En diciembre de 1886, Marie escribe de nuevo a Enriqueta:
El número de mis discípulos campesinos es, en la actualidad, de dieciocho. Naturalmente, no vienen juntos, porque no podría salir adelante, pero aun así, me ocupan dos horas diarias.
Los miércoles y los sábados me quedo más tiempo con ellos, hasta cinco horas. Esto me es posible porque mi habitación está en el primer piso y tiene una entrada separada por la escalera del patio. Dado que mi trabajo no me impide cumplir con mis obligaciones, no puede molestar a nadie. Grandes alegrías y consuelos me dan estos niños…
No basta a Marie con enseñar a Andzia, anotar sus lecciones, hacer trabajar a Bronka y prohibir a Julek que se duerma sobre los libros (también se lo han confiado en cuanto llegó de Varsovia). Cuando se ha terminado todo esto, la brava muchacha sube a su pieza y espera que un ruido de pequeñas botas en la escalera, mezclado con el de los pies desnudos sobre los peldaños, le anuncie la llegada de los discípulos. Con el fin de que puedan trazar más cómodamente sus palos y palotes, ha pedido prestadas una mesa de pino y unas sillas y ha restado de sus economías el dinero necesario para comprar unos cuadernillos y las plumas, que los dedos entumecidos manejan con mucha dificultad.
Cuando siete u ocho muchachos se han instalado en la gran habitación de paredes blanqueadas, Marie y Bronka Z. no bastan para mantener el orden o para ayudar a los alumnos perdidos, que, sorbiéndose los mocos y respirando con angustia, no pueden pronunciar una palabra difícil.

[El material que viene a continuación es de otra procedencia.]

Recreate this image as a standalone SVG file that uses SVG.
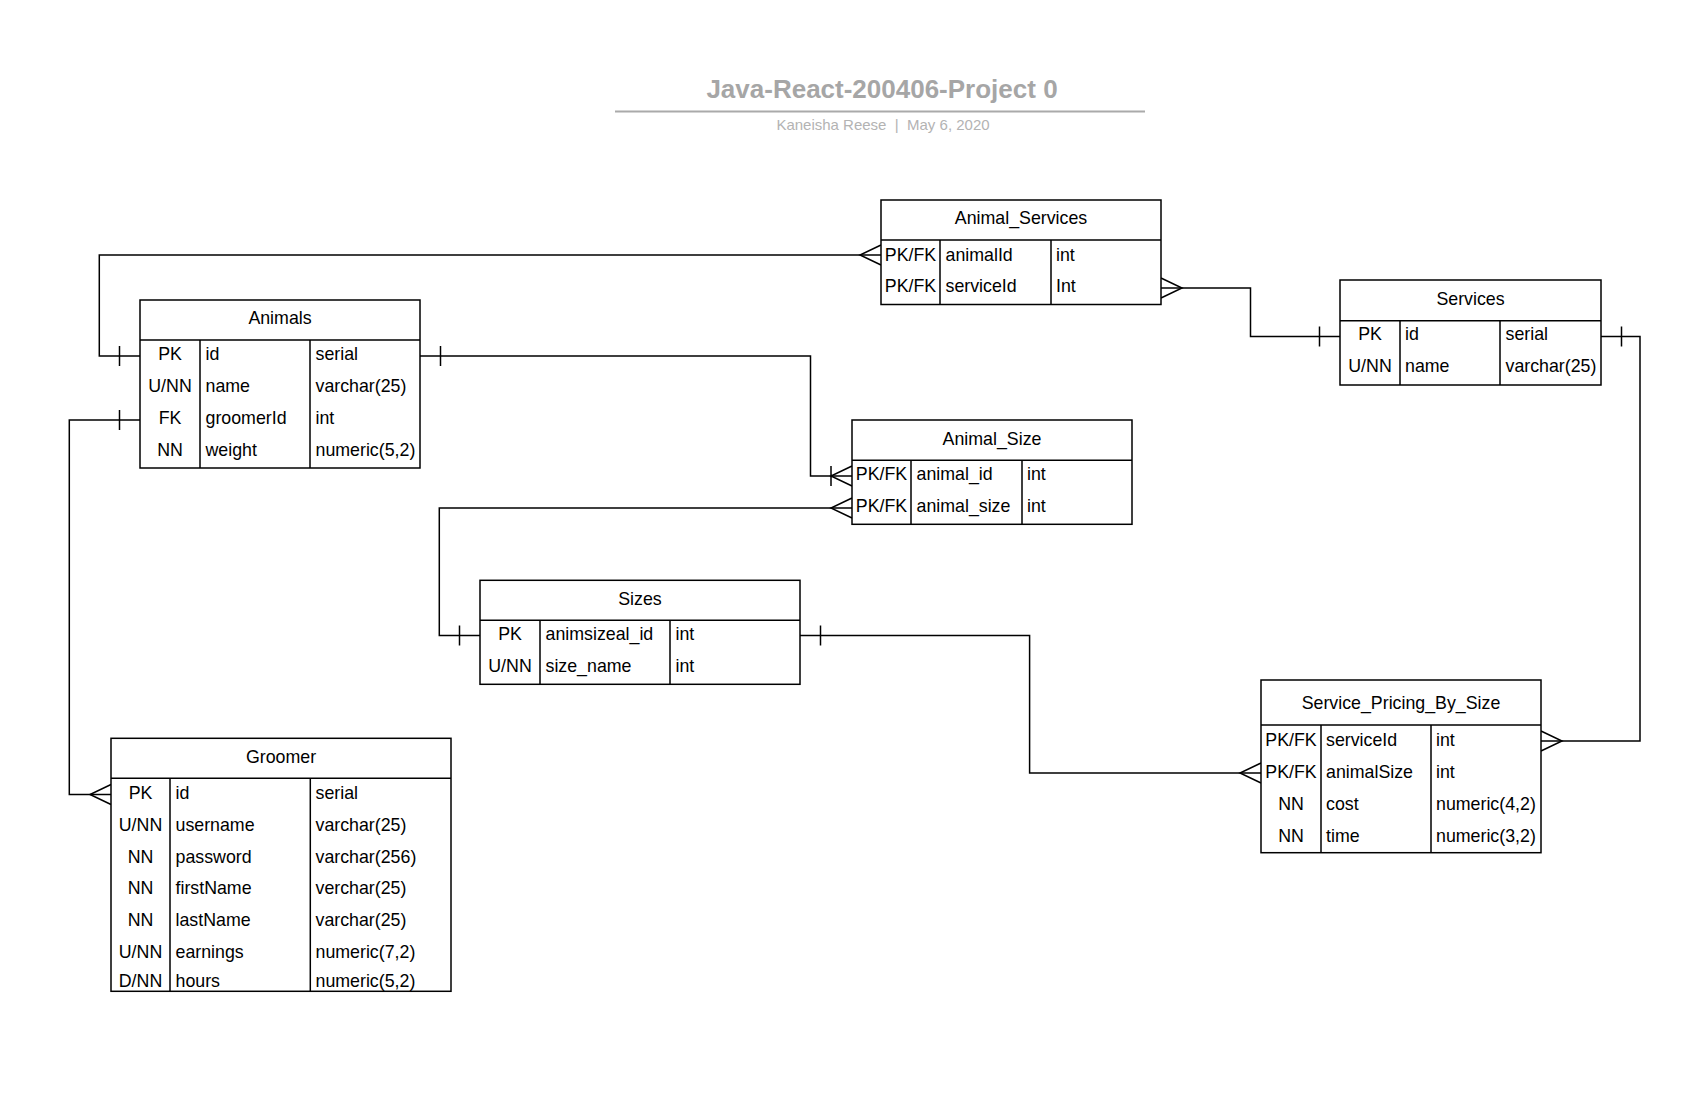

No siempre llegan muy limpios los hijos de los criados, de los quinteros y de los obreros de la fábrica, que se amontonan alrededor del vestido sombrío y de los rubios cabellos de Marie.
Ni tampoco huelen muy bien. Algunos de los discípulos no ponen atención en las clases. Pero en la mayor parte de las claras miradas aparece un deseo inocente y violento de realizar estas hazañas fabulosas: leer, escribir. Y cuando el humilde propósito se consigue, cuando los gruesos caracteres negros sobre blanco han adquirido bruscamente un sentido, el triunfo vanidoso de los niños, la admiración envanecida de los padres analfabetos, que de pie, en el fondo de la habitación, asisten a veces a las lecciones, emocionan el corazón de la joven maestra.
Y piensa en esa gran voluntad no empleada, en los dones que disimulan acaso estas criaturas frustradas. ¡Ante este océano de ignorancia, Marie se siente tan débil, tan impotente!